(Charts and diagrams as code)
◇ ◇ ◇ ◇ ◇ ◇ ◇
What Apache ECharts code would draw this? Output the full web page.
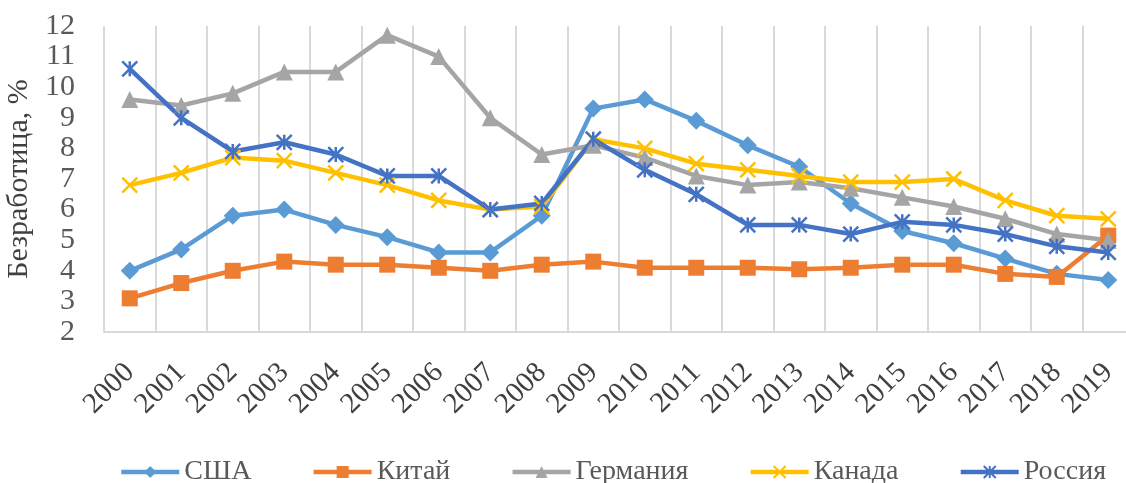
<!DOCTYPE html>
<html><head><meta charset="utf-8">
<script src="https://cdn.jsdelivr.net/npm/echarts@6/dist/echarts.min.js"></script>
<style>html,body{margin:0;padding:0;background:#fff}#c{width:1126px;height:483px}</style>
</head><body><div id="c"></div>
<script>
const years = ['2000','2001','2002','2003','2004','2005','2006','2007','2008','2009','2010','2011','2012','2013','2014','2015','2016','2017','2018','2019'];
const usa     = [4.0,4.7,5.8,6.0,5.5,5.1,4.6,4.6,5.8,9.3,9.6,8.9,8.1,7.4,6.2,5.3,4.9,4.4,3.9,3.7];
const china   = [3.1,3.6,4.0,4.3,4.2,4.2,4.1,4.0,4.2,4.3,4.1,4.1,4.1,4.05,4.1,4.2,4.2,3.9,3.8,5.15];
const germany = [9.6,9.4,9.8,10.5,10.5,11.7,11.0,9.0,7.8,8.1,7.7,7.1,6.8,6.9,6.7,6.4,6.1,5.7,5.2,5.0];
const canada  = [6.8,7.2,7.7,7.6,7.2,6.8,6.3,6.0,6.1,8.3,8.0,7.5,7.3,7.1,6.9,6.9,7.0,6.3,5.8,5.7];
const russia  = [10.6,9.0,7.9,8.2,7.8,7.1,7.1,6.0,6.2,8.3,7.3,6.5,5.5,5.5,5.2,5.6,5.5,5.2,4.8,4.6];
const names = ['США','Китай','Германия','Канада','Россия'];
const yTitle = 'Безработица, %';

const font = "'Liberation Serif','Times New Roman',serif";
const chart = echarts.init(document.getElementById('c'));
function mk(name, data, color, symbol, size, stroke) {
  return {
    name, type: 'line', data, symbol, symbolSize: size,
    lineStyle: {color, width: 4.5},
    itemStyle: {color, borderColor: color, borderWidth: stroke ? 2.5 : 0},
    emphasis: {disabled: true}
  };
}
chart.setOption({
  animation: false,
  grid: {left: 104, right: -8, top: 26, bottom: 151, containLabel: false, outerBoundsMode: 'none'},
  legend: {
    bottom: -8, left: 114, itemGap: 60, itemWidth: 58, itemHeight: 15,
    lineStyle: {width: 4.5},
    textStyle: {fontFamily: font, fontSize: 28, color: '#595959'},
    data: names
  },
  xAxis: {
    type: 'category', data: years, boundaryGap: true,
    axisLine: {lineStyle: {color: '#d9d9d9', width: 2}},
    axisTick: {show: false},
    splitLine: {show: true, lineStyle: {color: '#d9d9d9', width: 2}},
    axisLabel: {rotate: 45, margin: 36, fontFamily: font, fontSize: 29, color: '#404040', interval: 0}
  },
  yAxis: {
    type: 'value', min: 2, max: 12, interval: 1,
    name: yTitle, nameLocation: 'middle', nameGap: 63,
    nameTextStyle: {fontFamily: font, fontSize: 30, color: '#404040'},
    axisLine: {show: false}, axisTick: {show: false}, splitLine: {show: false},
    axisLabel: {fontFamily: font, fontSize: 30, color: '#595959', margin: 29,
                showMinLabel: true, showMaxLabel: true, hideOverlap: false}
  },
  series: [
    mk(names[0], usa, '#5b9bd5', 'diamond', 18, false),
    mk(names[1], china, '#ed7d31', 'rect', 16, false),
    mk(names[2], germany, '#a5a5a5', 'triangle', 17, false),
    mk(names[3], canada, '#ffc000', 'path://M0,0L10,10M10,0L0,10', 15, true),
    mk(names[4], russia, '#4472c4', 'path://M5,0L5,10M0,0L10,10M10,0L0,10', 15, true)
  ]
});
</script></body></html>
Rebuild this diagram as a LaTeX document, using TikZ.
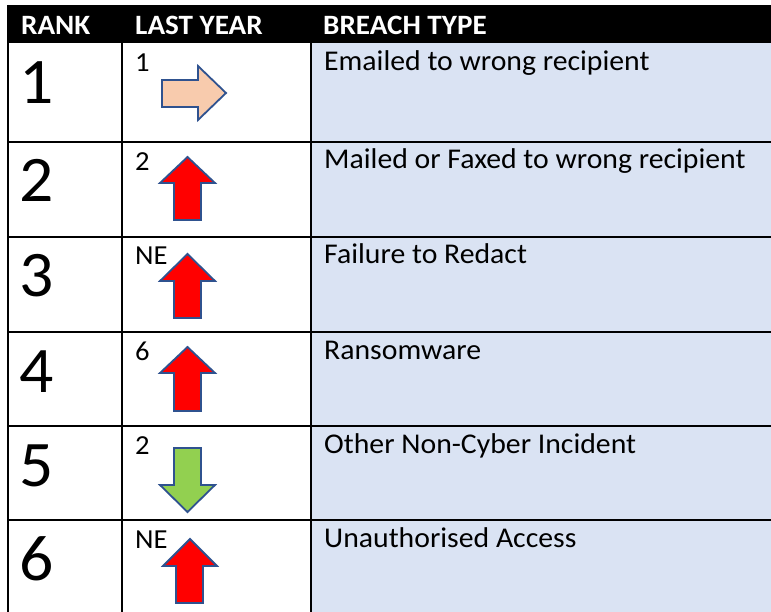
\documentclass[tikz,border=0pt]{standalone}
\usepackage{fontspec}
\setmainfont{Carlito}[FakeStretch=1.04]
\definecolor{cellblue}{HTML}{DAE3F3}
\definecolor{arrline}{HTML}{2F528F}
\definecolor{peach}{HTML}{F8CBAD}
\definecolor{upred}{HTML}{FF0000}
\definecolor{downgreen}{HTML}{92D050}
\begin{document}
\begin{tikzpicture}[x=1pt,y=-1pt,
  grid/.style={line width=2pt,black},
  hdr/.style={anchor=base west,inner sep=0pt,text=white,font=\fontsize{28}{32}\selectfont\bfseries},
  rankno/.style={anchor=base west,inner sep=0pt,font=\fontsize{65}{70}\selectfont},
  prev/.style={anchor=base west,inner sep=0pt,font=\fontsize{27.5}{30}\selectfont},
  breach/.style={anchor=base west,inner sep=0pt,font=\fontsize{28.6}{32}\selectfont},
  arr/.style={draw=arrline,line width=1.8pt,line join=miter}]
\useasboundingbox (0,0) rectangle (771,612);
\fill[white] (0,0) rectangle (771,612);
% blue column
\fill[cellblue] (311,43) rectangle (771,612);
% header
\fill[black] (7,5) rectangle (771,43);
% grid lines
\foreach \y in {142,237,332,426,520} \draw[grid] (7,\y) -- (771,\y);
\draw[grid] (7.5,5) -- (7.5,612);
\draw[grid] (122,43) -- (122,612);
\draw[grid] (311,43) -- (311,612);
% header text
\node[hdr] (h1) at (21,35) {RANK};
\node[hdr] (h2) at (135,35) {LAST YEAR};
\node[hdr] (h3) at (323,35) {BREACH TYPE};
% rank numbers
\node[rankno] (r1) at (19,104) {1};
\node[rankno] (r2) at (19,202) {2};
\node[rankno] (r3) at (19,297) {3};
\node[rankno] (r4) at (19,392) {4};
\node[rankno] (r5) at (19,486) {5};
\node[rankno] (r6) at (19,580) {6};
% last year labels
\node[prev] (p1) at (135,72) {1};
\node[prev] (p2) at (135,171) {2};
\node[prev] (p3) at (135,265) {NE};
\node[prev] (p4) at (135,360) {6};
\node[prev] (p5) at (135,454) {2};
\node[prev] (p6) at (135,548) {NE};
% breach types
\node[breach] (b1) at (324,71) {Emailed to wrong recipient};
\node[breach] (b2) at (324,169) {Mailed or Faxed to wrong recipient};
\node[breach] (b3) at (324,264) {Failure to Redact};
\node[breach] (b4) at (324,359) {Ransomware};
\node[breach] (b5) at (324,453) {Other Non-Cyber Incident};
\node[breach] (b6) at (324,547) {Unauthorised Access};
% arrows
\filldraw[arr,fill=peach] (162,80) -- (198,80) -- (198,66) -- (226,93) -- (198,120) -- (198,107) -- (162,107) -- cycle;
\filldraw[arr,fill=upred] (187.5,157) -- (215,183) -- (201,183) -- (201,220) -- (174,220) -- (174,183) -- (160,183) -- cycle;
\filldraw[arr,fill=upred] (187.5,254) -- (215,281) -- (201,281) -- (201,318) -- (174,318) -- (174,281) -- (160,281) -- cycle;
\filldraw[arr,fill=upred] (187.5,347) -- (215,373) -- (201,373) -- (201,411) -- (174,411) -- (174,373) -- (160,373) -- cycle;
\filldraw[arr,fill=downgreen] (187.5,512) -- (215,485) -- (201,485) -- (201,448) -- (174,448) -- (174,485) -- (160,485) -- cycle;
\filldraw[arr,fill=upred] (190,539) -- (217,566) -- (203,566) -- (203,603) -- (176,603) -- (176,566) -- (163,566) -- cycle;
\end{tikzpicture}
\end{document}
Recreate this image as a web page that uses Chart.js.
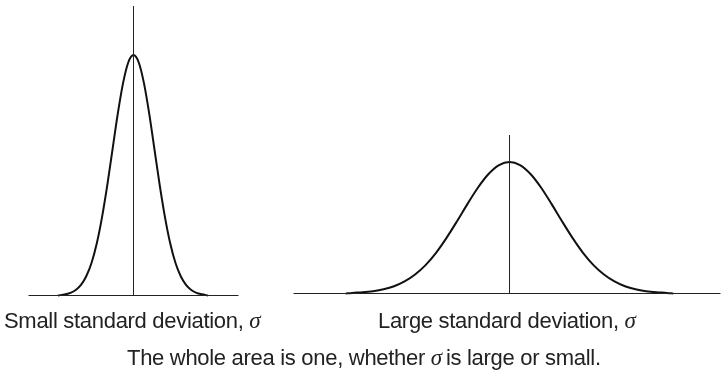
<!DOCTYPE html>
<html>
<head>
<meta charset="utf-8">
<script src="https://cdn.jsdelivr.net/npm/chart.js@4/dist/chart.umd.min.js"></script>
<style>
  html, body { margin: 0; padding: 0; background: #fff; }
  #wrap { position: relative; width: 721px; height: 374px; overflow: hidden; }
  canvas { position: absolute; left: 0; top: 0; }
  .lbl { position: absolute; font-family: "Liberation Sans", Arial, sans-serif; font-size: 22px; line-height: 22px; letter-spacing: -0.3px; color: #222; white-space: nowrap; }
  .sig { font-family: "Liberation Serif", "Times New Roman", serif; font-style: italic; font-size: 23px; }
</style>
</head>
<body>
<div id="wrap">
  <canvas id="c1" width="721" height="374"></canvas>
  <canvas id="c2" width="721" height="374"></canvas>
  <div class="lbl" id="t1" style="left:4px; top:310px;">Small standard deviation, <span class="sig">σ</span></div>
  <div class="lbl" id="t2" style="left:378px; top:310px;">Large standard deviation, <span class="sig">σ</span></div>
  <div class="lbl" id="t3" style="left:127px; top:347px;">The whole area is one, whether <span class="sig">σ</span>&#8201;is large or small.</div>
</div>
<script>
// ---- data (x in common horizontal units, y = relative curve height) ----
const smallX = [-3.6, -3.25, -3, -2.75, -2.5, -2.25, -2, -1.75, -1.5, -1.25, -1, -0.75, -0.5, -0.25, 0,
                0.25, 0.5, 0.75, 1, 1.25, 1.5, 1.75, 2, 2.25, 2.5, 2.75, 3, 3.25, 3.55];
const smallY = [0, 0.005, 0.011, 0.023, 0.044, 0.080, 0.135, 0.216, 0.325, 0.458, 0.607, 0.755, 0.882, 0.969, 1.0,
                0.969, 0.882, 0.755, 0.607, 0.458, 0.325, 0.216, 0.135, 0.080, 0.044, 0.023, 0.011, 0.005, 0];
const largeX = [-7.8, -7.5, -7, -6.5, -6, -5.5, -5, -4.5, -4, -3.5, -3, -2.5, -2, -1.5, -1, -0.5, 0,
                0.5, 1, 1.5, 2, 2.5, 3, 3.5, 4, 4.5, 5, 5.5, 6, 6.5, 7, 7.5, 7.8];
const largeY = [0, 0.0025, 0.005, 0.0096, 0.0174, 0.030, 0.050, 0.079, 0.118, 0.169, 0.231, 0.300, 0.372, 0.440, 0.496, 0.533, 0.546,
                0.533, 0.496, 0.440, 0.372, 0.300, 0.231, 0.169, 0.118, 0.079, 0.050, 0.030, 0.0174, 0.0096, 0.005, 0.0025, 0];
const smallAxisRange = [-5, 5];
const smallMarkerTop = 1.204;
const largeAxisRange = [-10.29, 10.05];
const largeMarkerTop = 0.658;

function pts(xs, ys) { return xs.map((x, i) => ({ x: x, y: ys[i] })); }

function makeChart(id, xs, ys, range, top, padding) {
  return new Chart(document.getElementById(id), {
    type: 'scatter',
    data: {
      datasets: [
        { data: [{ x: range[0], y: 0 }, { x: range[1], y: 0 }], showLine: true, borderColor: '#222', borderWidth: 1, pointRadius: 0 },
        { data: [{ x: 0, y: 0 }, { x: 0, y: top }], showLine: true, borderColor: '#222', borderWidth: 1, pointRadius: 0 },
        { data: pts(xs, ys), showLine: true, borderColor: '#111', borderWidth: 2, pointRadius: 0, cubicInterpolationMode: 'monotone' }
      ]
    },
    options: {
      responsive: false, animation: false, devicePixelRatio: 1,
      layout: { padding: padding },
      plugins: { legend: { display: false }, tooltip: { enabled: false }, title: { display: false } },
      scales: {
        x: { type: 'linear', min: range[0], max: range[1], display: false },
        y: { type: 'linear', min: 0, max: top, display: false }
      },
      elements: { line: { borderCapStyle: 'butt' } },
      clip: false
    }
  });
}

makeChart('c1', smallX, smallY, smallAxisRange, smallMarkerTop, { left: 28.5, right: 482.5, top: 6, bottom: 78.5 });
makeChart('c2', largeX, largeY, largeAxisRange, largeMarkerTop, { left: 293.5, right: 0.5, top: 135, bottom: 80.5 });
</script>
</body>
</html>
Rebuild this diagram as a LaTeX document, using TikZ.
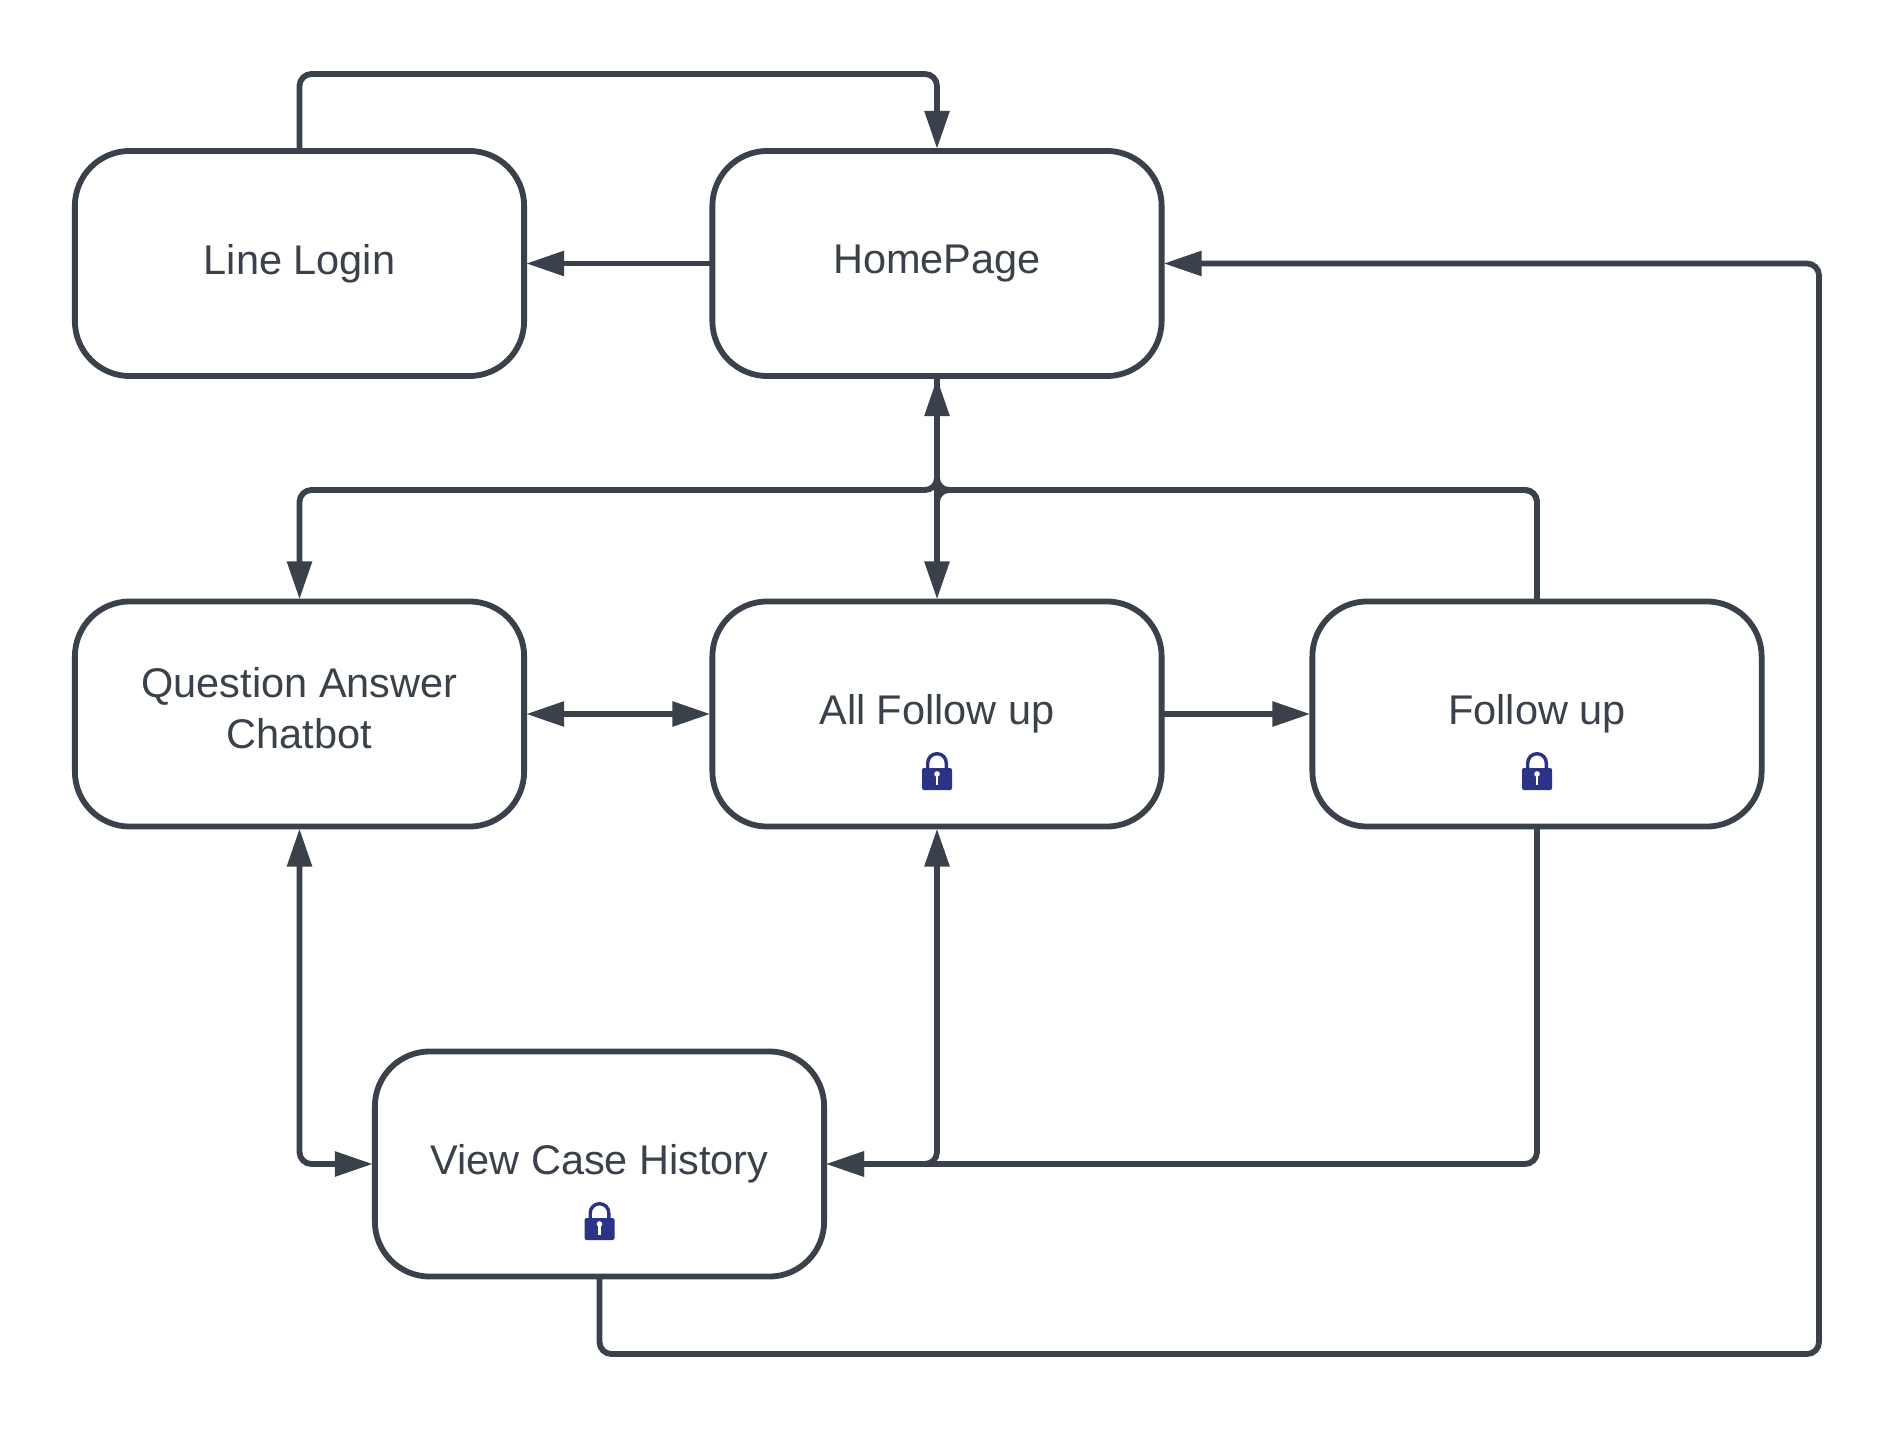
◇ ◇ ◇ ◇ ◇ ◇ ◇
> What is required:
All lines above containing the string "this" are to be collected.

> Solution:
What Apache ECharts code would draw this? Output the full web page.
Rebuild this diagram as a LaTeX document, using TikZ.
Recreate this image as a web page that uses Chart.js.
Rebuild this diagram as a LaTeX document, using TikZ.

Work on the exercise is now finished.